How does the second S-Bahn tunnel in Munich increase mixed traffic?

Not directly, but the express S-Bahn lines through the tunnel will mix both with classical S-Bahn lines as well as with regional lines when going further to the region. The second trunk route will surely relieve the first trunk route and third and fourth tracks will come on some other lines as well but on the other hand the line system will become more difficult and the problem of different platform heights in the system won’t be solved (unless they have some ideas to solve this issues which I don’t know).

Mixed traffic also increases at the S-Bahn station at the airport which is already used by regional trains from Regensburg which will be extended towards Erding and the southeast in the future.

Considering long-distance trains, there are still some high-speed line projects (e.g. between Frankfurt and Mannheim as well as between Hannover and Bielefeld), while others have been cancelled (e.g. between Hannover and Hamburg/Bremen as well as between Frankfurt and Würzburg).
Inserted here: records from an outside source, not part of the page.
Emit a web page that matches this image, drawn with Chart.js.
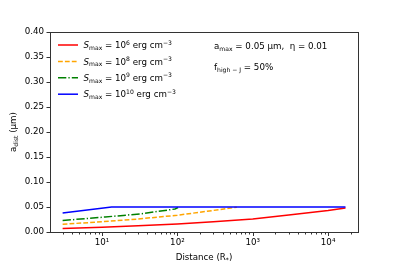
<!DOCTYPE html>
<html>
<head>
<meta charset="utf-8">
<script src="https://cdn.jsdelivr.net/npm/chart.js@4"></script>
<style>
html, body { margin: 0; padding: 0; background: #fff; }
#wrap { width: 399px; height: 266px; position: relative; }
</style>
</head>
<body>
<div id="wrap"><canvas id="chart"></canvas></div>
<script>
const FONT = "'DejaVu Sans', sans-serif";
const FS = 8.7;

// values (distance in R*, a_dist in micron)
const redDist = [3, 10, 30, 100, 300, 1000, 3000, 10000, 17000];
const redA = [0.007, 0.0095, 0.0125, 0.016, 0.0205, 0.026, 0.034, 0.043, 0.048];

const orangeDist = [3, 10, 30, 100, 235, 615];
const orangeA = [0.0155, 0.0205, 0.026, 0.0335, 0.041, 0.0495];

const greenDist = [3, 11, 34, 93, 102];
const greenA = [0.023, 0.030, 0.0366, 0.046, 0.049];

const blueDist = [3, 13.4, 17000];
const blueA = [0.038, 0.05, 0.05];

const yTicks = [0, 0.05, 0.1, 0.15, 0.2, 0.25, 0.3, 0.35, 0.4];
const xMajor = [10, 100, 1000, 10000];
const xTickLabels = ['10\u00b9', '10\u00b2', '10\u00b3', '10\u2074'];

const legendTexts = [
  [['S', 'it'], ['max', 'sub'], [' = 10', ''], ['6', 'sup'], [' erg cm', ''], ['\u22123', 'sup']],
  [['S', 'it'], ['max', 'sub'], [' = 10', ''], ['8', 'sup'], [' erg cm', ''], ['\u22123', 'sup']],
  [['S', 'it'], ['max', 'sub'], [' = 10', ''], ['9', 'sup'], [' erg cm', ''], ['\u22123', 'sup']],
  [['S', 'it'], ['max', 'sub'], [' = 10', ''], ['10', 'sup'], [' erg cm', ''], ['\u22123', 'sup']]
];

function pts(xs, ys) {
  return xs.map((x, i) => ({ x: x, y: ys[i] }));
}

// draws text with sub/superscripts, y is the vertical middle
function richWidth(ctx, parts, size) {
  let w = 0;
  parts.forEach(p => {
    const s = (p[1] === 'sub' || p[1] === 'sup') ? size * 0.7 : size;
    ctx.font = (p[1] === 'it' ? 'italic ' : '') + s + 'px ' + FONT;
    w += ctx.measureText(p[0]).width;
  });
  return w;
}
function drawRich(ctx, parts, x, y, size, align) {
  const w = richWidth(ctx, parts, size);
  let cx = align === 'center' ? x - w / 2 : x;
  const base = y + size * 0.36;
  ctx.textAlign = 'left';
  ctx.textBaseline = 'alphabetic';
  ctx.fillStyle = '#000';
  parts.forEach(p => {
    let s = size, dy = 0;
    if (p[1] === 'sub') { s = size * 0.7; dy = size * 0.22; }
    if (p[1] === 'sup') { s = size * 0.7; dy = -size * 0.4; }
    ctx.font = (p[1] === 'it' ? 'italic ' : '') + s + 'px ' + FONT;
    ctx.fillText(p[0], cx, base + dy);
    cx += ctx.measureText(p[0]).width;
  });
}

const extras = {
  id: 'extras',
  afterDraw(chart) {
    const ctx = chart.ctx;
    const a = chart.chartArea;
    const xs = chart.scales.x;
    ctx.save();
    // frame
    ctx.strokeStyle = '#333';
    ctx.lineWidth = 1;
    ctx.strokeRect(Math.round(a.left) + 0.5, Math.round(a.top) + 0.5,
      Math.round(a.right - a.left) - 1, Math.round(a.bottom - a.top));
    // x ticks, major and minor
    ctx.strokeStyle = '#333';
    for (let n = 0; n <= 4; n++) {
      for (let k = 1; k <= 9; k++) {
        const v = k * Math.pow(10, n);
        if (v < xs.min || v > xs.max) continue;
        const px = Math.round(xs.getPixelForValue(v)) + 0.5;
        const len = k === 1 ? 3.5 : 2;
        ctx.beginPath();
        ctx.moveTo(px, a.bottom + 0.5);
        ctx.lineTo(px, a.bottom + 0.5 + len);
        ctx.stroke();
      }
    }
    // legend
    chart.data.datasets.forEach((ds, i) => {
      const y = 45 + i * 16.4;
      ctx.strokeStyle = ds.borderColor;
      ctx.lineWidth = ds.borderWidth;
      ctx.setLineDash(ds.borderDash || []);
      ctx.beginPath();
      ctx.moveTo(58, y);
      ctx.lineTo(78, y);
      ctx.stroke();
      ctx.setLineDash([]);
      drawRich(ctx, legendTexts[i], 83.5, y, FS, 'left');
    });
    // annotations
    drawRich(ctx, [['a', ''], ['max', 'sub'], [' = 0.05 \u03bcm,  \u03b7 = 0.01', '']], 214, 46, FS, 'left');
    drawRich(ctx, [['f', ''], ['high \u2212 J', 'sub'], [' = 50%', '']], 214, 66.5, FS, 'left');
    // axis titles
    drawRich(ctx, [['Distance (R', ''], ['*', 'sub'], [')', '']], 204, 256.5, FS, 'center');
    ctx.translate(13, 132);
    ctx.rotate(-Math.PI / 2);
    drawRich(ctx, [['a', ''], ['dist', 'sub'], [' (\u03bcm)', '']], 0, 0, FS, 'center');
    ctx.restore();
  }
};

new Chart(document.getElementById('chart'), {
  type: 'line',
  data: {
    datasets: [
      { data: pts(redDist, redA), borderColor: '#ff0000', borderWidth: 1.5, order: 4 },
      { data: pts(orangeDist, orangeA), borderColor: '#ffa500', borderWidth: 1.5, borderDash: [4.8, 2.1], order: 3 },
      { data: pts(greenDist, greenA), borderColor: '#008000', borderWidth: 1.5, borderDash: [8.3, 2.1, 1.3, 2.1], order: 2 },
      { data: pts(blueDist, blueA), borderColor: '#0000ff', borderWidth: 1.5, order: 1 }
    ]
  },
  options: {
    responsive: true,
    maintainAspectRatio: false,
    animation: false,
    devicePixelRatio: 1,
    layout: { padding: { top: 32, right: 40, left: 0, bottom: 0 } },
    elements: { point: { radius: 0 }, line: { tension: 0, fill: false } },
    plugins: { legend: { display: false }, tooltip: { enabled: false } },
    scales: {
      x: {
        type: 'logarithmic',
        min: 2.04,
        max: 25700,
        afterFit: s => { s.height = 34; },
        border: { display: false },
        grid: { drawOnChartArea: false, drawTicks: true, tickLength: 3.5, tickColor: 'rgba(0,0,0,0)' },
        ticks: {
          autoSkip: false,
          maxRotation: 0,
          padding: 2.5,
          color: '#000',
          font: { family: FONT, size: FS },
          callback: v => {
            const i = xMajor.findIndex(m => Math.abs(m - v) < 1e-6 * m);
            return i >= 0 ? xTickLabels[i] : '';
          }
        }
      },
      y: {
        min: 0,
        max: 0.4,
        afterFit: s => { s.width = 50; },
        afterBuildTicks: s => { s.ticks = yTicks.map(v => ({ value: v })); },
        border: { display: false },
        grid: { drawOnChartArea: false, drawTicks: true, tickLength: 3.5, tickColor: '#333' },
        ticks: {
          padding: 2.5,
          color: '#000',
          font: { family: FONT, size: FS },
          callback: v => v.toFixed(2)
        }
      }
    }
  },
  plugins: [extras]
});
</script>
</body>
</html>
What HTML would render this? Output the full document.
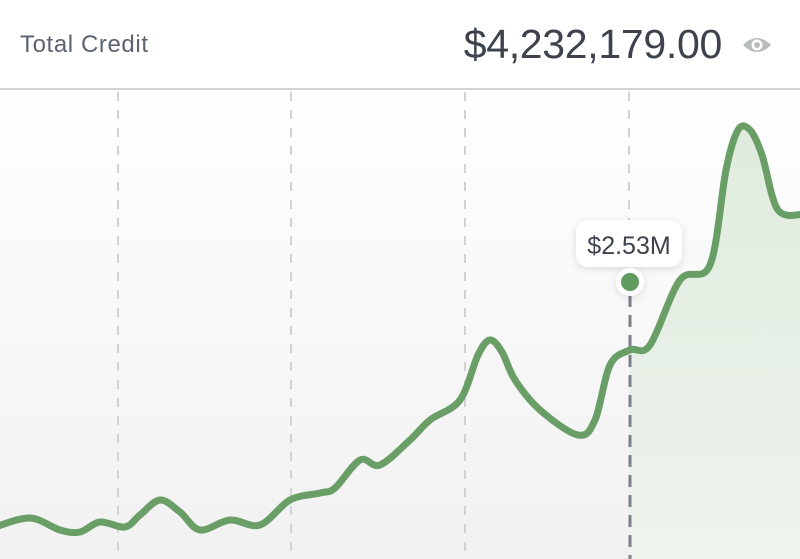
<!DOCTYPE html>
<html><head><meta charset="utf-8"><style>
body{margin:0;width:800px;height:559px;overflow:hidden;background:#fff;font-family:"Liberation Sans",sans-serif}
.hdr{position:absolute;left:0;top:0;width:800px;height:88px;background:#fff;border-bottom:2px solid #d4d4d6}
.t1{position:absolute;left:20px;top:31px;font-size:24px;color:#5c6270;letter-spacing:0.6px}
.t2{position:absolute;right:78px;top:21px;font-size:41px;color:#3d424c;letter-spacing:-0.3px}
</style></head><body>
<svg width="800" height="559" style="position:absolute;left:0;top:0">
<defs>
<linearGradient id="bg" x1="0" y1="0" x2="0" y2="1"><stop offset="0" stop-color="#fff"/><stop offset="1" stop-color="#f1f1f2"/></linearGradient>
<linearGradient id="gf" x1="0" y1="0" x2="0" y2="1"><stop offset="0" stop-color="#dfecdd"/><stop offset="1" stop-color="#eef3ee"/></linearGradient>
<clipPath id="cr"><rect x="630" y="0" width="170" height="559"/></clipPath>
<filter id="sh" x="-30%" y="-30%" width="160%" height="180%"><feDropShadow dx="0" dy="2" stdDeviation="4" flood-color="#000" flood-opacity="0.12"/></filter>
</defs>
<rect x="0" y="88" width="800" height="471" fill="url(#bg)"/>
<path id="area" clip-path="url(#cr)" fill="url(#gf)"/>
<g stroke="#d2d2d4" stroke-width="2" stroke-dasharray="9,9">
<line x1="118" y1="92" x2="118" y2="559"/><line x1="291" y1="92" x2="291" y2="559"/><line x1="465" y1="92" x2="465" y2="559"/><line x1="629" y1="92" x2="629" y2="240"/>
</g>
<line x1="630" y1="295" x2="630" y2="559" stroke="#7b7f88" stroke-width="3" stroke-dasharray="12,8"/>
<path id="ln" fill="none" stroke="#6a9e67" stroke-width="7" stroke-linecap="round"/>
<g filter="url(#sh)"><rect x="576" y="220" width="106" height="47" rx="12" fill="#fff"/><circle cx="630" cy="282" r="14" fill="#fff"/></g>
<circle cx="630" cy="282" r="9" fill="#5f9a5f"/>
<text x="629" y="254" text-anchor="middle" font-size="25" fill="#3d424c" font-family="Liberation Sans, sans-serif">$2.53M</text>
</svg>
<div class="hdr"><div class="t1">Total Credit</div><div class="t2">$4,232,179.00</div>
<svg style="position:absolute;left:741px;top:33px" width="32" height="24"><path d="M2 12 Q16 -2 30 12 Q16 26 2 12Z" fill="#b9bcbc"/><circle cx="16" cy="12" r="5.5" fill="#fff"/><circle cx="16" cy="12" r="3" fill="#b9bcbc"/></svg></div>
<script>
var p=[[-5,527],[30,518],[60,530],[80,532],[100,522],[125,527],[140,515],[160,500],[180,512],[200,530],[230,520],[260,525],[290,500],[320,493],[335,488],[360,460],[380,465],[410,440],[430,420],[460,400],[478,355],[490,340],[502,352],[515,380],[540,410],[578,435],[595,420],[610,365],[630,350],[650,345],[680,280],[710,265],[726,170],[738,130],[750,130],[762,155],[778,210],[805,214]];
var d="M"+p[0][0]+" "+p[0][1];
for(var i=0;i<p.length-1;i++){var a=p[i-1]||p[i],b=p[i],c=p[i+1],e=p[i+2]||c;
d+=" C"+(b[0]+(c[0]-a[0])/6)+" "+(b[1]+(c[1]-a[1])/6)+" "+(c[0]-(e[0]-b[0])/6)+" "+(c[1]-(e[1]-b[1])/6)+" "+c[0]+" "+c[1];}
document.getElementById("ln").setAttribute("d",d);
document.getElementById("area").setAttribute("d",d+" L805 560 L-5 560Z");
</script>
</body></html>
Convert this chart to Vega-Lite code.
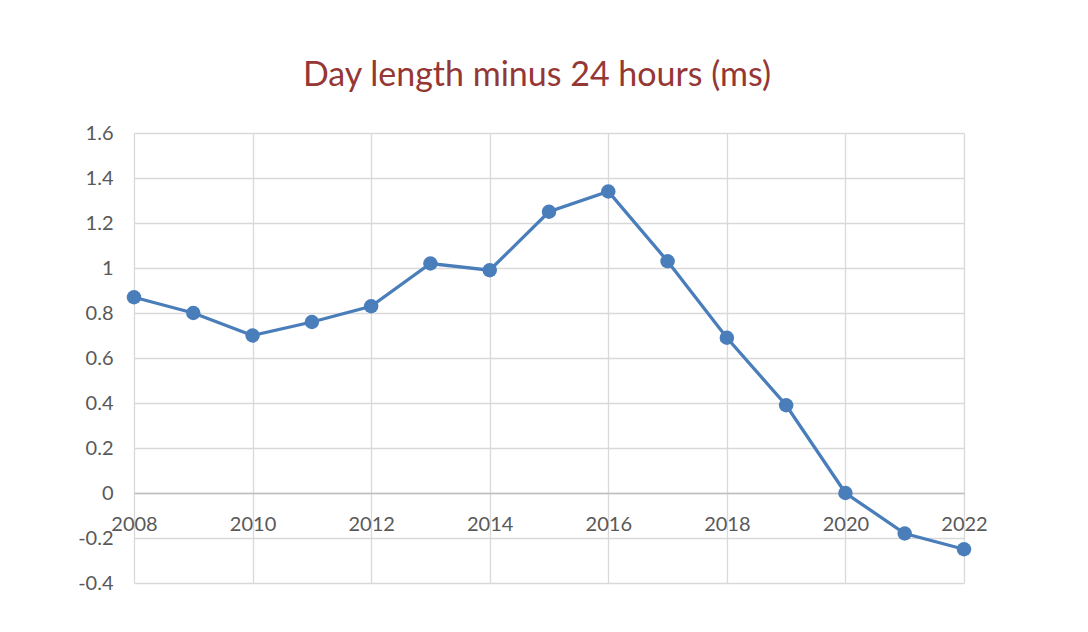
{
  "$schema": "https://vega.github.io/schema/vega-lite/v6.json",
  "width": 830,
  "height": 450,
  "autosize": {"type": "none"},
  "padding": {"left": 134, "top": 133, "right": 124, "bottom": 49},
  "background": "white",
  "title": {
    "text": "Day length minus 24 hours (ms)",
    "font": "Lato",
    "fontSize": 34,
    "fontWeight": "normal",
    "color": "#953735",
    "anchor": "middle",
    "dx": -12,
    "offset": 30
  },
  "config": {
    "view": {"stroke": null},
    "axis": {
      "labelFont": "Lato",
      "labelFontSize": 20,
      "labelColor": "#595959",
      "gridColor": "#d9d9d9",
      "gridWidth": 1.3,
      "ticks": false,
      "title": null
    }
  },
  "data": {
    "values": [
      {"year": 2008, "ms": 0.87},
      {"year": 2009, "ms": 0.80},
      {"year": 2010, "ms": 0.70},
      {"year": 2011, "ms": 0.76},
      {"year": 2012, "ms": 0.83},
      {"year": 2013, "ms": 1.02},
      {"year": 2014, "ms": 0.99},
      {"year": 2015, "ms": 1.25},
      {"year": 2016, "ms": 1.34},
      {"year": 2017, "ms": 1.03},
      {"year": 2018, "ms": 0.69},
      {"year": 2019, "ms": 0.39},
      {"year": 2020, "ms": 0.00},
      {"year": 2021, "ms": -0.18},
      {"year": 2022, "ms": -0.25}
    ]
  },
  "mark": {
    "type": "line",
    "color": "#4a7ebb",
    "strokeWidth": 3.3,
    "point": {"filled": true, "size": 210, "color": "#4a7ebb", "opacity": 1}
  },
  "encoding": {
    "x": {
      "field": "year",
      "type": "quantitative",
      "scale": {"domain": [2008, 2022], "nice": false, "zero": false},
      "axis": {
        "values": [2008, 2010, 2012, 2014, 2016, 2018, 2020, 2022],
        "format": "d",
        "offset": -90,
        "domain": true,
        "domainColor": "#bfbfbf",
        "domainWidth": 1.3,
        "labelPadding": 21,
        "labelFlush": false
      }
    },
    "y": {
      "field": "ms",
      "type": "quantitative",
      "scale": {"domain": [-0.4, 1.6], "nice": false},
      "axis": {
        "values": [-0.4, -0.2, 0, 0.2, 0.4, 0.6, 0.8, 1, 1.2, 1.4, 1.6],
        "labelExpr": "'' + datum.value",
        "domain": false,
        "labelPadding": 21
      }
    }
  }
}
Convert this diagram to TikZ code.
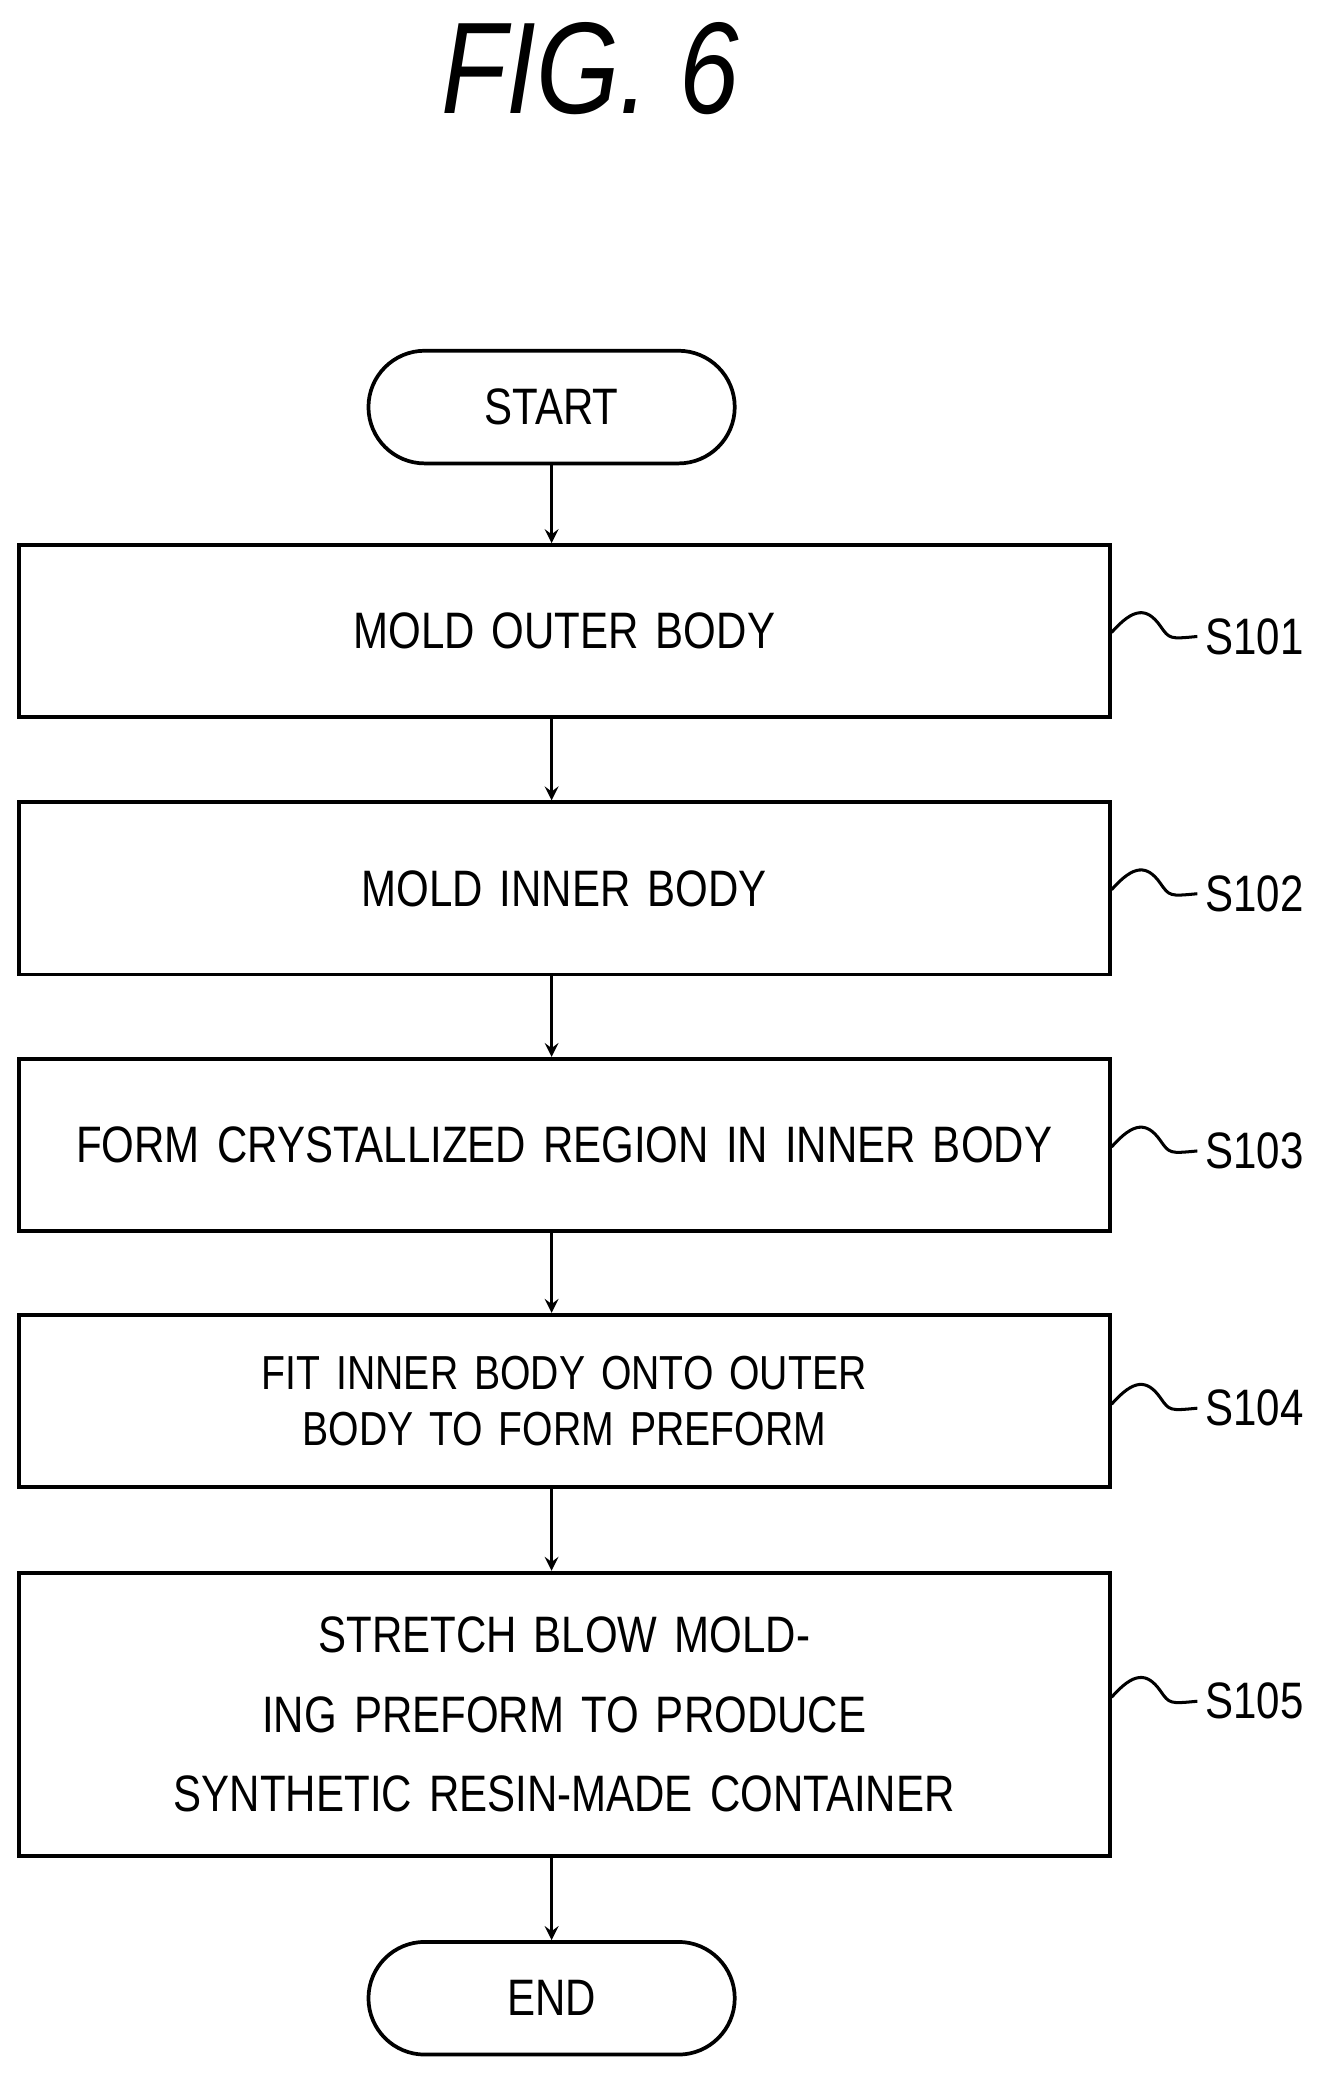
\documentclass[tikz,border=0pt]{standalone}
\usepackage{fontspec}
\setmainfont{Liberation Sans}[FakeStretch=0.82]
\usetikzlibrary{positioning,shapes.misc}
\tikzset{
  procbox/.style={draw,line width=1.6pt,minimum width=16.46cm,text width=16.2cm,inner sep=0pt,align=center,
    font=\fontsize{22}{34}\selectfont},
  term/.style={draw,line width=1.6pt,rounded rectangle,minimum width=5.76cm,minimum height=1.7cm,
    font=\fontsize{22}{26}\selectfont},
  flow/.style={->,line width=1.6pt,>=stealth},
  tag/.style={font=\fontsize{22}{26}\selectfont,anchor=west},
}
\begin{document}
\begin{tikzpicture}[x=0.02cm,y=-0.02cm]
\useasboundingbox (0,0) rectangle (1000,1583);

\node[font=\fontsize{56}{64}\selectfont\itshape] (title) at (445,52) {FIG. 6};

%% chart
\node[term] (start) at (416,307) {START};
\node[procbox,minimum height=2.6cm] (s1) at (425.5,476) {MOLD OUTER BODY};
\node[procbox,minimum height=2.6cm] (s2) at (425.5,670) {MOLD INNER BODY};
\node[procbox,minimum height=2.6cm] (s3) at (425.5,863.5) {FORM CRYSTALLIZED REGION IN INNER BODY};
\node[procbox,minimum height=2.6cm,font=\fontsize{20.5}{24}\selectfont] (s4) at (425.5,1056.5) {FIT INNER BODY ONTO OUTER BODY TO FORM PREFORM};
\node[procbox,minimum height=4.28cm] (s5) at (425.5,1293) {STRETCH BLOW MOLDING PREFORM TO PRODUCE\\SYNTHETIC RESIN-MADE CONTAINER};
\node[term] (end) at (416,1507) {END};

\foreach \a/\b in {start/s1,s1/s2,s2/s3,s3/s4,s4/s5,s5/end}
  \draw[flow] (\a.south -| start) -- (\b.north -| start);

%% step tags
\foreach \s/\y/\t in {s1/480/S101,s2/674/S102,s3/868/S103,s4/1062/S104,s5/1283/S105}{
  \node[tag] (t\s) at (903,\y) {\t};
  \draw[line width=1.3pt] (\s.east |- 0,\y-3) .. controls (855,\y-22) and (865,\y-22) .. (875,\y-8)
    .. controls (882,\y+2) .. (t\s.west);
}
\end{tikzpicture}
\end{document}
Is there any easy disentanglement? In Paris there’s a really bad case of mixed traffic on the Cergy branch, with 6 tph all day on the RER A and 6 peak-only trains on Transilien L; they can disentangle this when the RER E extension to the west opens because then the RER E can take over the Poissy branch and create capacity for 12 peak RER A tph from Cergy, but so far the plan is not to do that but instead do a dopey system with 16 tph from the Gare de l’Est network to La Defense and 6 tph from Mantes-la-Jolie to Rosa Parks.

I haven’t thought about it deeply. Perhaps the mixed traffic in Munich turns out to be acceptable in practice. Perhaps it would be better to operate it as a regional rail tunnel not connected to the existing S-Bahn network.

As an alternative to the current project, a second S-Bahn trunk line using the southern ring railway was proposed. Another option would have been a diagonal line Obermenzing / Moosach – Nymphenburg – Hauptbahnhof -Sendlinger Tor – Giesing which would also have eliminated the turnaround at Ostbahnhof. However, both alternative routes would probably have been used less than the current project via Marienplatz.